Leonard E. Greenberg, owner of Coleco Industries, the toy manufacturer that produced the Cabbage Patch Kids in the 1980s and founder of the Leonard E. Greenberg Center for the Study of Religion in Public Life at Trinity College, died July 10 at the age of 89.
Marty Sklar, who served 54 years as an “Imagineer” for the Walt Disney Co. and led the creative team behind the company’s theme parks, attractions and resorts, died July 27 at the age of 83.
Jeff Brotman, who co-founded the retail giant Costco, and was an active philanthropist donating to the arts, Democratic political candidates and Jewish causes, died August 1 at the age of 74.

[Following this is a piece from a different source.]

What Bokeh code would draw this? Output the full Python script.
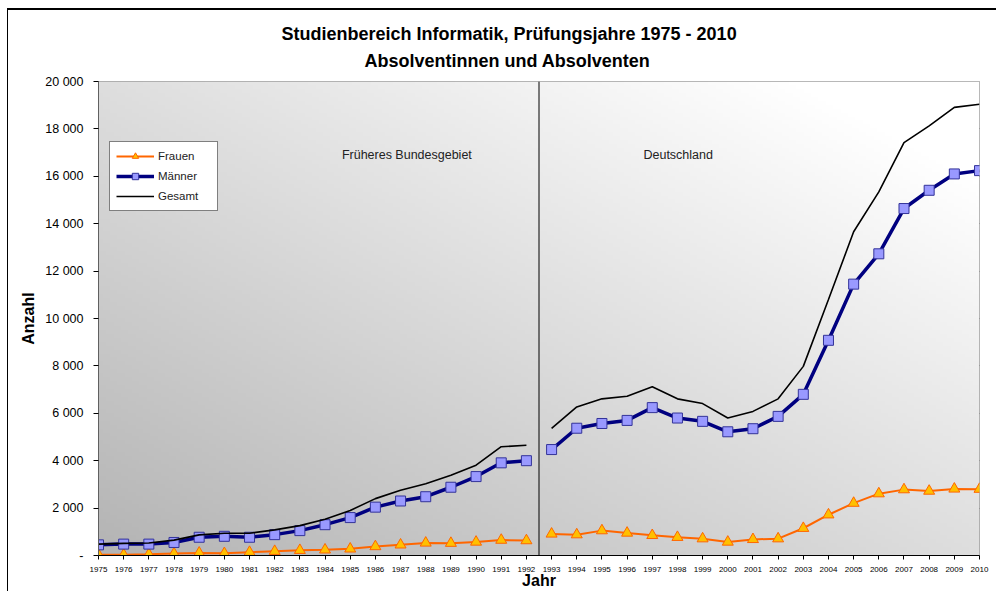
import numpy as np
from bokeh.plotting import figure
from bokeh.models import Range1d, FixedTicker, Span, Label, Legend, LegendItem, Title
from bokeh.embed import file_html
from bokeh.resources import INLINE

# ---------------- data ----------------
years = [1975, 1976, 1977, 1978, 1979, 1980, 1981, 1982, 1983, 1984, 1985, 1986,
         1987, 1988, 1989, 1990, 1991, 1992, 1993, 1994, 1995, 1996, 1997, 1998,
         1999, 2000, 2001, 2002, 2003, 2004, 2005, 2006, 2007, 2008, 2009, 2010]
frauen = [30, 30, 50, 80, 110, 90, 140, 180, 220, 240, 280, 380,
          450, 530, 520, 570, 650, 630, 910, 880, 1050, 950, 850, 770,
          710, 570, 680, 710, 1150, 1720, 2210, 2610, 2780, 2720, 2810, 2800]
maenner = [450, 480, 480, 550, 770, 810, 770, 880, 1050, 1300, 1600, 2040,
           2300, 2480, 2880, 3330, 3910, 4000, 4470, 5370, 5570, 5700, 6240, 5800,
           5660, 5220, 5350, 5870, 6800, 9080, 11450, 12730, 14640, 15410, 16100, 16240]
gesamt = [480, 510, 530, 650, 870, 940, 940, 1080, 1260, 1530, 1900, 2400,
          2750, 3030, 3390, 3810, 4590, 4650, 5360, 6270, 6610, 6720, 7120, 6610,
          6410, 5800, 6080, 6610, 7980, 10800, 13660, 15340, 17420, 18130, 18910, 19040]
year_labels = [str(y) for y in years]
y_ticks = [0, 2000, 4000, 6000, 8000, 10000, 12000, 14000, 16000, 18000, 20000]
y_tick_labels = ["-", "2 000", "4 000", "6 000", "8 000", "10 000", "12 000",
                 "14 000", "16 000", "18 000", "20 000"]
series_names = ["Frauen", "Männer", "Gesamt"]
title_lines = ["Studienbereich Informatik, Prüfungsjahre 1975 - 2010",
               "Absolventinnen und Absolventen"]
region_names = ["Früheres Bundesgebiet", "Deutschland"]
last_year_west = 1992

FONT = "Liberation Sans"

p = figure(width=989, height=583, output_backend="svg", toolbar_location=None,
           title=None,
           x_range=Range1d(years[0], years[-1]), y_range=Range1d(y_ticks[0], y_ticks[-1]),
           min_border_left=90, min_border_right=18, min_border_top=71,
           min_border_bottom=38)
p.styles = {"margin-left": "7px", "margin-top": "8px",
            "border-top": "2px solid #000000", "border-left": "1px solid #000000"}
p.border_fill_color = "white"
p.background_fill_color = "#d0d0d0"
p.outline_line_color = "#a0a0a0"

# gradient background of plot area
ny, nx = 120, 240
u = np.linspace(0, 1, nx)[None, :]
v = np.linspace(0, 1, ny)[:, None]
c = np.clip(180 + 42 * u + 42 * v, 0, 255).astype(np.uint8)
img = np.empty((ny, nx), dtype=np.uint32)
view = img.view(dtype=np.uint8).reshape((ny, nx, 4))
view[:, :, 0] = c
view[:, :, 1] = c
view[:, :, 2] = c
view[:, :, 3] = 255
p.image_rgba(image=[img], x=years[0], y=y_ticks[0],
             dw=years[-1] - years[0], dh=y_ticks[-1] - y_ticks[0])

# grid
p.xgrid.grid_line_color = None
p.ygrid.grid_line_color = "#1a1a1a"
p.ygrid.grid_line_width = 1
p.ygrid.ticker = FixedTicker(ticks=y_ticks)

# axes
p.yaxis.ticker = FixedTicker(ticks=y_ticks)
p.yaxis.major_label_overrides = {t: l for t, l in zip(y_ticks, y_tick_labels)}
p.yaxis.axis_label = "Anzahl"
p.yaxis.axis_label_text_font = FONT
p.yaxis.axis_label_text_font_size = "16px"
p.yaxis.axis_label_text_font_style = "bold"
p.yaxis.axis_label_text_color = "black"
p.yaxis.axis_label_standoff = 5
p.yaxis.major_label_text_font = FONT
p.yaxis.major_label_text_font_size = "12.5px"
p.yaxis.major_label_text_color = "black"
p.yaxis.major_label_standoff = 10
p.yaxis.major_tick_in = 0
p.yaxis.major_tick_out = 5
p.yaxis.minor_tick_line_color = None
p.yaxis.axis_line_color = "#606060"
p.yaxis.major_tick_line_color = "black"

p.xaxis.ticker = FixedTicker(ticks=years)
p.xaxis.major_label_overrides = {y: l for y, l in zip(years, year_labels)}
p.xaxis.axis_label = "Jahr"
p.xaxis.axis_label_text_font = FONT
p.xaxis.axis_label_text_font_size = "16px"
p.xaxis.axis_label_text_font_style = "bold"
p.xaxis.axis_label_text_color = "black"
p.xaxis.axis_label_standoff = -3
p.xaxis.major_label_text_font = FONT
p.xaxis.major_label_text_font_size = "8px"
p.xaxis.major_label_text_color = "black"
p.xaxis.major_label_standoff = 7
p.xaxis.major_tick_in = 0
p.xaxis.major_tick_out = 4
p.xaxis.minor_tick_line_color = None
p.xaxis.axis_line_color = "black"
p.xaxis.major_tick_line_color = "black"

# titles: second line added first (closest to plot)
t2 = Title(text=title_lines[1], align="left", offset=266, standoff=18,
           vertical_align="top",
           text_font=FONT, text_font_size="18px", text_font_style="bold",
           text_color="black")
p.add_layout(t2, "above")
t1 = Title(text=title_lines[0], align="left", offset=183, standoff=-4,
           text_font=FONT, text_font_size="18px", text_font_style="bold",
           text_color="black")
p.add_layout(t1, "above")

# divider between regions
p.add_layout(Span(location=last_year_west + 0.5, dimension="height",
                  line_color="black", line_width=1))
p.add_layout(Label(x=1987.25, y=16880, text=region_names[0], text_font=FONT,
                   text_font_size="12.5px", text_color="#222222",
                   text_align="center", text_baseline="middle"))
p.add_layout(Label(x=1998.03, y=16880, text=region_names[1], text_font=FONT,
                   text_font_size="12.5px", text_color="#222222",
                   text_align="center", text_baseline="middle"))

# split data into two segments
yr = np.array(years)
west = yr <= last_year_west
east = yr > last_year_west

def seg(arr, mask):
    return list(yr[mask]), list(np.array(arr)[mask])

legend_renderers = {}
for mask_i, mask in enumerate([west, east]):
    xs, ys = seg(frauen, mask)
    lf = p.line(xs, ys, line_color="#FF6600", line_width=2)
    sf = p.scatter(xs, ys, marker="triangle", size=11, fill_color="#FFC000",
                   line_color="#FF6600", line_width=1)
    xs, ys = seg(maenner, mask)
    lm = p.line(xs, ys, line_color="#000080", line_width=3.5)
    sm = p.scatter(xs, ys, marker="square", size=10, fill_color="#9999FF",
                   line_color="#333399", line_width=1)
    if mask_i == 0:
        legend_renderers["Frauen"] = [lf, sf]
        legend_renderers["Männer"] = [lm, sm]

for mask_i, mask in enumerate([west, east]):
    xs, ys = seg(gesamt, mask)
    lg = p.line(xs, ys, line_color="black", line_width=1.6)
    if mask_i == 0:
        legend_renderers["Gesamt"] = [lg]

legend = Legend(items=[LegendItem(label=n, renderers=legend_renderers[n]) for n in series_names],
                location=(11, 344), orientation="vertical",
                background_fill_color="white", background_fill_alpha=1.0,
                border_line_color="black", border_line_width=1,
                label_text_font=FONT, label_text_font_size="11.5px",
                label_text_color="#222222",
                padding=6, spacing=4, margin=0,
                glyph_width=38, glyph_height=16, label_height=16,
                label_width=53, label_standoff=4)
p.add_layout(legend, "center")

with open("out.html", "w") as f:
    f.write(file_html(p, INLINE))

Yisrael Kristal, a Holocaust survivor from Haifa who was recognized by Guinness World Records as the oldest man in the world, died Aug. 11 at the age of 113.
Jerry Lewis, the comedian known for his starring role in “The Nutty Professor,” his stage partnership with singer-actor Dean Martin and four decades of hosting the Muscular Dystrophy telethon, died Aug. 20 at the age of 91.
Rabbi Henry Okolica, the longtime spiritual leader of Congregation Tephereth Israel in New Britain, known as “Everybody’s Rabbi,” died Sept. 25 at the age of 103.
Monty Hall, the host of the long-running television game show “Let’s Make a Deal,” died Sept. 30 at the age of 96.
Rabbi Israel Stein, longtime rabbi at Congregation Rodeph Sholom in Bridgeport, died Sept. 24 at the age of 79.
Rabbi Aharon Leib Shteinman, leader of the non-Hasidic Lithuanian haredi Orthodox community, who was known as “gadol hador,’ a great sage of his generation, died Dec. 12 at the age of 104.